Einstein Field Eqns: East/West Coast Metrics

[DuckAmuck]

TL;DR

Different results unless you are careful?

My questions is:
Depending on which metric you choose "east coast" or "west coast", do you have to also mind the sign on the cosmological constant in the Einstein field equations?
R_{\mu\nu} - \frac{1}{2} R g_{\mu\nu} \pm \Lambda g_{\mu\nu} = \frac{8\pi G}{c^4} T_{\mu\nu}
For example, if you stick with a +Lambda term with both metrics, you get different results for each metric. So once you choose a metric, you have to have the right sign on Lambda it seems.

 

[PeterDonis]

if you stick with a +Lambda term with both metrics, you get different results for each metric

No, you don't. Note that the Ricci scalar term also multiplies $g_{\mu \nu}$, and the sign of the Ricci scalar term has to be negative (since that's the only way to get an Einstein tensor whose covariant divergence is zero). The relative sign of that term and the $\Lambda$ term is the key thing, physically speaking, and that isn't affected by which metric signature convention you choose.

 

[DuckAmuck]

No, you don't. Note that the Ricci scalar term also multiplies $g_{\mu \nu}$, and the sign of the Ricci scalar term has to be negative (since that's the only way to get an Einstein tensor whose covariant divergence is zero). The relative sign of that term and the $\Lambda$ term is the key thing, physically speaking, and that isn't affected by which metric signature convention you choose.
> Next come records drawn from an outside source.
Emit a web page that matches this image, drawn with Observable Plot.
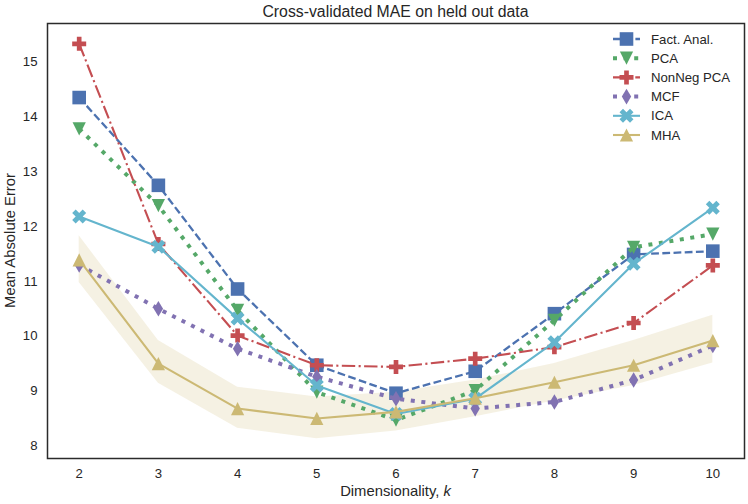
<!DOCTYPE html>
<html><head><meta charset="utf-8">
<script src="https://cdn.jsdelivr.net/npm/d3@7"></script>
<script src="https://cdn.jsdelivr.net/npm/@observablehq/plot@0.6"></script>
<style>body{margin:0;background:#fff;} #chart{width:748px;height:504px;}</style>
</head><body><div id="chart"></div>
<script>
const ks = [2,3,4,5,6,7,8,9,10];
const factAnal = [14.35,12.75,10.86,9.47,8.96,9.36,10.41,11.49,11.55];
const pca = [13.78,12.38,10.47,8.98,8.47,9.01,10.29,11.62,11.86];
const nonNegPca = [15.33,11.68,10.01,9.47,9.44,9.59,9.80,10.24,11.29];
const mcf = [11.30,10.50,9.77,9.26,8.86,8.68,8.80,9.20,9.83];
const ica = [12.18,11.63,10.32,9.10,8.58,8.86,9.89,11.32,12.34];
const mha = [11.39,9.50,8.68,8.50,8.62,8.87,9.16,9.47,9.92];
const mhaLower = [10.98,9.14,8.32,8.13,8.27,8.53,8.82,9.10,9.51];
const mhaUpper = [11.83,9.92,9.07,8.89,8.98,9.20,9.50,9.92,10.38];
const seriesNames = ["Fact. Anal.","PCA","NonNeg PCA","MCF","ICA","MHA"];
const seriesValues = [factAnal, pca, nonNegPca, mcf, ica, mha];
const yTicks = [8,9,10,11,12,13,14,15];

const rad = s => Math.sqrt(s / Math.PI);
const poly = (c, pts) => { c.moveTo(pts[0][0], pts[0][1]); for (let i = 1; i < pts.length; i++) c.lineTo(pts[i][0], pts[i][1]); c.closePath(); };
const plusPts = (L) => { const t = L / 3; return [[-t,-L],[t,-L],[t,-t],[L,-t],[L,t],[t,t],[t,L],[-t,L],[-t,t],[-L,t],[-L,-t],[-t,-t]]; };
const symSquare = {draw(c, s){ const r = rad(s); c.rect(-r, -r, 2*r, 2*r); }};
const symTriDown = {draw(c, s){ const r = rad(s); poly(c, [[0,r],[-r,-r],[r,-r]]); }};
const symTriUp = {draw(c, s){ const r = rad(s); poly(c, [[0,-r],[r,r],[-r,r]]); }};
const symPlus = {draw(c, s){ const r = rad(s); poly(c, plusPts(r)); }};
const symDiamond = {draw(c, s){ const r = rad(s); poly(c, [[0,-r],[0.6*r,0],[0,r],[-0.6*r,0]]); }};
const symX = {draw(c, s){ const r = rad(s); const L = r * Math.SQRT2 * 0.75; const a = Math.SQRT1_2; poly(c, plusPts(L).map(([x,y]) => [a*(x - y), a*(x + y)])); }};

const styles = [
  {color:"#4C72B0", width:2.3, dash:"7.8,3.4", symbol:symSquare, r:6.8},
  {color:"#55A868", width:4, dash:"4,6.6", symbol:symTriDown, r:6.6},
  {color:"#C44E52", width:2.1, dash:"13.4,3.4,2.1,3.4", symbol:symPlus, r:7},
  {color:"#8172B2", width:4, dash:"4,6.6", symbol:symDiamond, r:7.8},
  {color:"#64B5CD", width:2.1, dash:null, symbol:symX, r:7},
  {color:"#CCB974", width:2.1, dash:null, symbol:symTriUp, r:6.6}
];

const band = ks.map((k, i) => ({k, lo: mhaLower[i], hi: mhaUpper[i]}));
const marks = [Plot.areaY(band, {x:"k", y1:"lo", y2:"hi", fill:"#CCB974", fillOpacity:0.2})];
seriesNames.forEach((name, j) => {
  const rows = ks.map((k, i) => ({k, v: seriesValues[j][i], name}));
  const st = styles[j];
  marks.push(Plot.line(rows, {x:"k", y:"v", stroke:st.color, strokeWidth:st.width, strokeDasharray:st.dash, strokeLinecap:"butt"}));
  marks.push(Plot.dot(rows, {x:"k", y:"v", symbol:st.symbol, r:st.r, fill:st.color, stroke:"none"}));
});
marks.push(Plot.axisX({ticks: ks, tickSize:0, tickPadding:10, fontSize:13.2, label:null, tickFormat:d3.format("d")}));
marks.push(Plot.axisY({ticks: yTicks, tickSize:0, tickPadding:10, fontSize:13.2, label:null, tickFormat:d3.format("d")}));
marks.push(Plot.frame({stroke:"#2b2b2b", strokeWidth:1.5}));

const chart = Plot.plot({
  width:748, height:504,
  marginLeft:47, marginRight:4, marginTop:23, marginBottom:46,
  x:{domain:[1.6,10.4]},
  y:{domain:[7.77,15.70]},
  style:{fontFamily:"'Liberation Sans', Arial, sans-serif", background:"white", color:"#262626"},
  marks
});
document.getElementById("chart").appendChild(chart);

const svg = d3.select(chart);
const font = "'Liberation Sans', Arial, sans-serif";
svg.append("text").attr("x", 395.5).attr("y", 17).attr("text-anchor", "middle")
  .attr("font-family", font).attr("font-size", 15.8).attr("fill", "#262626")
  .text("Cross-validated MAE on held out data");
const xl = svg.append("text").attr("x", 395.5).attr("y", 496).attr("text-anchor", "middle")
  .attr("font-family", font).attr("font-size", 14.8).attr("fill", "#262626");
xl.append("tspan").text("Dimensionality, ");
xl.append("tspan").attr("font-style", "italic").text("k");
svg.append("text").attr("transform", "translate(15,240.5) rotate(-90)").attr("text-anchor", "middle")
  .attr("font-family", font).attr("font-size", 14.8).attr("fill", "#262626")
  .text("Mean Absolute Error");

const leg = svg.append("g");
seriesNames.forEach((name, j) => {
  const st = styles[j];
  const y = 39 + j * 19.2;
  leg.append("line").attr("x1", 613).attr("x2", 640).attr("y1", y).attr("y2", y)
    .attr("stroke", st.color).attr("stroke-width", st.width)
    .attr("stroke-dasharray", st.dash).attr("stroke-linecap", "butt");
  leg.append("path").attr("transform", `translate(626.5,${y})`)
    .attr("d", d3.symbol(st.symbol, st.r * st.r * Math.PI)()).attr("fill", st.color);
  leg.append("text").attr("x", 651).attr("y", y).attr("dy", "0.35em").attr("text-anchor", "start")
    .attr("font-family", font).attr("font-size", 13.2).attr("fill", "#262626").text(name);
});
</script></body></html>
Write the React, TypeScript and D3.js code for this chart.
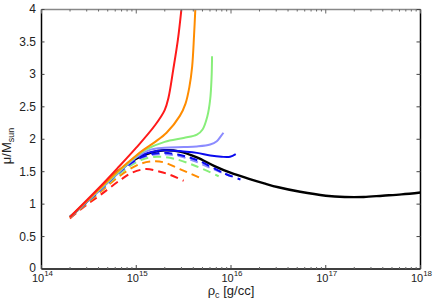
import React from 'react';
import * as d3 from 'd3';

// log10(rho_c) and mu/M_sun
const blackLogRho = [14.3, 14.45, 14.58, 14.69, 14.83, 15.0, 15.15, 15.3, 15.46, 15.64, 15.82, 16.0, 16.19, 16.35, 16.5, 16.73, 17.0, 17.2, 17.4, 17.6, 17.8, 18.0];
const blackMu = [0.8, 1.0, 1.19, 1.35, 1.53, 1.7, 1.79, 1.83, 1.81, 1.72, 1.59, 1.48, 1.39, 1.32, 1.26, 1.19, 1.13, 1.11, 1.11, 1.13, 1.15, 1.18];

const redLogRho = [14.3, 14.6, 14.8, 15.0, 15.2, 15.3, 15.34, 15.39, 15.44, 15.48];
const redMu = [0.8, 1.24, 1.55, 1.87, 2.22, 2.45, 2.64, 3.07, 3.54, 4.05];

const orangeLogRho = [14.3, 14.6, 14.8, 15.0, 15.08, 15.2, 15.32, 15.46, 15.52, 15.56, 15.59, 15.61, 15.625];
const orangeMu = [0.8, 1.22, 1.5, 1.75, 1.84, 1.96, 2.1, 2.36, 2.55, 2.8, 3.12, 3.6, 4.05];

const greenLogRho = [14.3, 14.6, 14.8, 15.0, 15.1, 15.3, 15.5, 15.64, 15.7, 15.75, 15.78, 15.795, 15.8];
const greenMu = [0.8, 1.21, 1.48, 1.74, 1.84, 1.96, 2.02, 2.07, 2.15, 2.35, 2.61, 2.95, 3.28];

const lightBlueLogRho = [14.3, 14.6, 14.8, 15.0, 15.15, 15.3, 15.5, 15.64, 15.78, 15.85, 15.89, 15.92];
const lightBlueMu = [0.8, 1.2, 1.47, 1.72, 1.84, 1.87, 1.88, 1.89, 1.92, 1.97, 2.04, 2.1];

const blueLogRho = [14.3, 14.6, 14.8, 15.0, 15.15, 15.3, 15.5, 15.64, 15.78, 15.9, 15.99, 16.05];
const blueMu = [0.8, 1.2, 1.47, 1.72, 1.8, 1.83, 1.81, 1.79, 1.75, 1.73, 1.73, 1.77];

const redDashLogRho = [14.3, 14.45, 14.62, 14.83, 14.95, 15.1, 15.25, 15.36, 15.5];
const redDashMu = [0.78, 0.96, 1.14, 1.37, 1.48, 1.54, 1.5, 1.45, 1.36];

const orangeDashLogRho = [14.3, 14.6, 14.83, 15.04, 15.2, 15.3, 15.46, 15.68];
const orangeDashMu = [0.79, 1.16, 1.44, 1.62, 1.66, 1.64, 1.54, 1.4];

const greenDashLogRho = [14.3, 14.6, 14.85, 15.05, 15.22, 15.4, 15.64, 15.87];
const greenDashMu = [0.8, 1.18, 1.5, 1.68, 1.73, 1.7, 1.58, 1.43];

const lightBlueDashLogRho = [14.3, 14.6, 14.85, 15.05, 15.25, 15.45, 15.64, 15.78, 16.0];
const lightBlueDashMu = [0.8, 1.19, 1.52, 1.71, 1.77, 1.74, 1.65, 1.56, 1.43];

const blueDashLogRho = [14.3, 14.6, 14.85, 15.05, 15.25, 15.45, 15.64, 15.92, 16.1];
const blueDashMu = [0.8, 1.19, 1.53, 1.72, 1.79, 1.76, 1.68, 1.48, 1.38];

const yTicks = [0, 0.5, 1, 1.5, 2, 2.5, 3, 3.5, 4];
const xDecades = [14, 15, 16, 17, 18];

const W = 436;
const H = 305;
const left = 41.5;
const right = 420.5;
const top = 9.5;
const bottom = 269;

const series = [
  { x: blackLogRho, y: blackMu, color: '#000000', dash: null, width: 2.4 },
  { x: redDashLogRho, y: redDashMu, color: '#ff1a1a', dash: '8,5', width: 2 },
  { x: orangeDashLogRho, y: orangeDashMu, color: '#ff8c00', dash: '8,5', width: 2 },
  { x: greenDashLogRho, y: greenDashMu, color: '#88ee7a', dash: '8,5', width: 2 },
  { x: lightBlueDashLogRho, y: lightBlueDashMu, color: '#8b8bff', dash: '8,5', width: 2 },
  { x: blueDashLogRho, y: blueDashMu, color: '#0a0aee', dash: '8,5', width: 2 },
  { x: blueLogRho, y: blueMu, color: '#0a0aee', dash: null, width: 2 },
  { x: lightBlueLogRho, y: lightBlueMu, color: '#8b8bff', dash: null, width: 2 },
  { x: greenLogRho, y: greenMu, color: '#88ee7a', dash: null, width: 2 },
  { x: orangeLogRho, y: orangeMu, color: '#ff8c00', dash: null, width: 2 },
  { x: redLogRho, y: redMu, color: '#ff1a1a', dash: null, width: 2 },
];

export default function App() {
  const x = d3.scaleLog().domain([1e14, 1e18]).range([left, right]);
  const y = d3.scaleLinear().domain([0, 4]).range([bottom, top]);

  const line = d3
    .line<[number, number]>()
    .x(d => x(Math.pow(10, d[0])))
    .y(d => y(d[1]))
    .curve(d3.curveCatmullRom.alpha(0.5));

  const minor: number[] = [];
  xDecades.slice(0, -1).forEach(e => {
    for (let k = 2; k <= 9; k++) minor.push(k * Math.pow(10, e));
  });

  const font = '"Liberation Sans", Arial, sans-serif';

  return (
    <svg width={W} height={H} style={{ position: 'absolute', left: 0, top: 0 }} fontFamily={font}>
      <rect width={W} height={H} fill="#fff" />
      <defs>
        <clipPath id="plot">
          <rect x={left} y={top} width={right - left} height={bottom - top} />
        </clipPath>
      </defs>

      <g clipPath="url(#plot)">
        {series.map((s, i) => (
          <path
            key={i}
            d={line(s.x.map((v, j) => [v, s.y[j]] as [number, number])) || ''}
            fill="none"
            stroke={s.color}
            strokeWidth={s.width}
            strokeDasharray={s.dash || undefined}
          />
        ))}
      </g>

      {/* frame */}
      <line x1={left} x2={right} y1={top} y2={top} stroke="#888" strokeWidth={1.5} />
      <line x1={left} x2={left} y1={top} y2={bottom} stroke="#000" strokeWidth={1.5} />
      <line x1={right} x2={right} y1={top} y2={bottom} stroke="#000" strokeWidth={1.5} />
      <line x1={left} x2={right} y1={bottom} y2={bottom} stroke="#000" strokeWidth={1.5} />

      {/* y ticks */}
      {yTicks.map(t => (
        <g key={t}>
          <line x1={left} x2={left + 3} y1={y(t)} y2={y(t)} stroke="#444" />
          <line x1={right - 4} x2={right} y1={y(t)} y2={y(t)} stroke="#444" />
          <text x={36} y={y(t) - (t === 0 ? 1 : 0)} dy="0.33em" textAnchor="end" fontSize={12} fill="#222">
            {t}
          </text>
        </g>
      ))}

      {/* x ticks */}
      {minor.map(v => (
        <g key={v}>
          <line x1={x(v)} x2={x(v)} y1={bottom} y2={bottom - 2} stroke="#666" />
          <line x1={x(v)} x2={x(v)} y1={top} y2={top + 2} stroke="#666" />
        </g>
      ))}
      {xDecades.map(e => {
        const px = x(Math.pow(10, e));
        return (
          <g key={e}>
            <line x1={px} x2={px} y1={bottom} y2={bottom - 4} stroke="#444" />
            <line x1={px} x2={px} y1={top} y2={top + 4} stroke="#666" />
            <text x={px + 1} y={282} textAnchor="middle" fontSize={11} fill="#222">
              10
              <tspan fontSize={8} dy={-6}>
                {e}
              </tspan>
            </text>
          </g>
        );
      })}

      {/* axis labels */}
      <text x={231} y={295} textAnchor="middle" fontSize={13} fill="#222">
        ρ<tspan fontSize={9} dy={3}>c</tspan>
        <tspan dy={-3}> [g/cc]</tspan>
      </text>
      <text transform={`translate(11, 146) rotate(-90)`} textAnchor="middle" fontSize={13} fill="#222">
        μ/M<tspan fontSize={9} dy={3}>sun</tspan>
      </text>
    </svg>
  );
}
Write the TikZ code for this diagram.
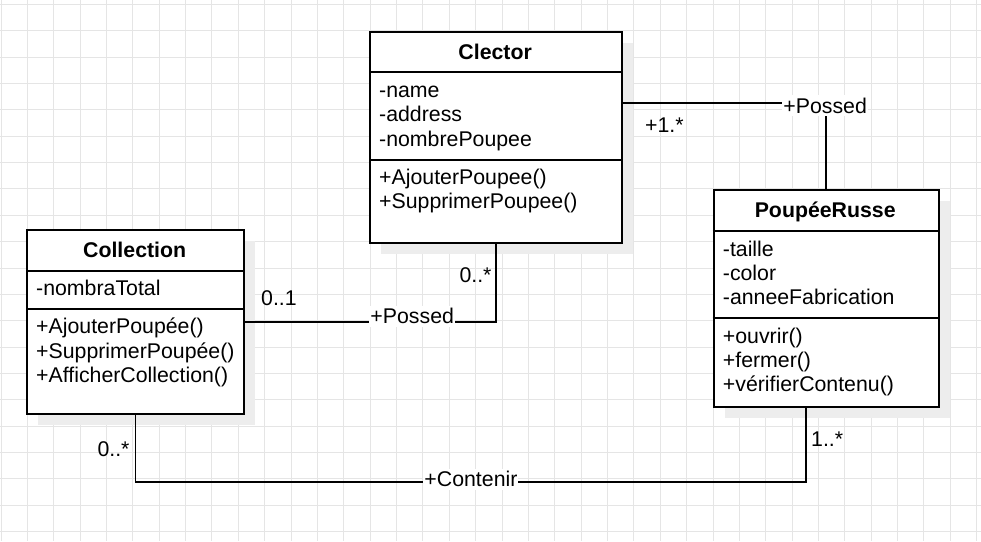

This is what I thought at first. But if you take the 00 element of the equations, and the trace of the equations, and solve for Lambda, you get different results depending on your choice of sign and metric. Would just like some clarity on the sign conventions for this.

 

[PeterDonis]

if you take the 00 element of the equations

Why would you do that? The 00 element by itself has no physical meaning.

 

[DuckAmuck]

Maybe I'm not explaining it right. I swear I have seen this done before. Here is the process:
Start with this generic form:
R_{\mu\nu} - \frac{1}{2} R g_{\mu\nu} \pm \Lambda g_{\mu\nu} = \frac{8 \pi G}{c^4} T_{\mu\nu}
Take the trace to get:
-R \pm 4\Lambda = \frac{8 \pi G}{c^4} T
Take the time element (00 element) to get:
R_{00} - \frac{1}{2} Rg_{00} \pm \Lambda g_{00} = \frac{8 \pi G}{c^4} T_{00}
Where g_00 can be +1 or -1 depending on metric choice.
Treating these equations like a system, you can arrive at:
R_{00} \mp \Lambda g_{00} = \frac{8 \pi G}{c^4} (T_{00} - Tg_{00}/2)

 

[PeterDonis]

Where g_00 can be +1 or -1 depending on metric choice.

Which doesn't matter because $g_{00}$ appears explicitly in the equations.

Treating these equations like a system, you can arrive at:
R_{00} \mp \Lambda g_{00} = \frac{8 \pi G}{c^4} (T_{00} - Tg_{00}/2)

Yes. So what?

 

[vanhees71]

Note that in GR there are even more confusing differing sign convention than in SR. In SR you have essentially only two differing sign conventions: One in the Minkowski product which can be of signature (1,3) (west coast convention, usually used in the high-energy-particle physics community, but also there are exceptions, e.g., Weinberg) or of signature (3,1) (east-coast convention). The other is in defining the 4D Levi-Civita symbol. No matter how you start, in Minkowski coordinates you have $\epsilon_{\mu \nu \rho \sigma}=-\epsilon^{\mu \nu \rho \sigma}$ and different authors start with different definitions concerning the sign. It's very confusing. Most common seems to be $\epsilon^{0123}=+1$. In any case one has to check the convention for each paper.

In GR you can get additional sign changes from different non-zero contractions of the Riemann curvature tensor to the 2nd-rank Ricci tensor, leading to sign changes. A nice review about different conventions can be found in Misner-Thorne-Wheeler (note that Landau&Lifshitz changed their sign conventions from one edition to the other of their vol. 2 ;-)).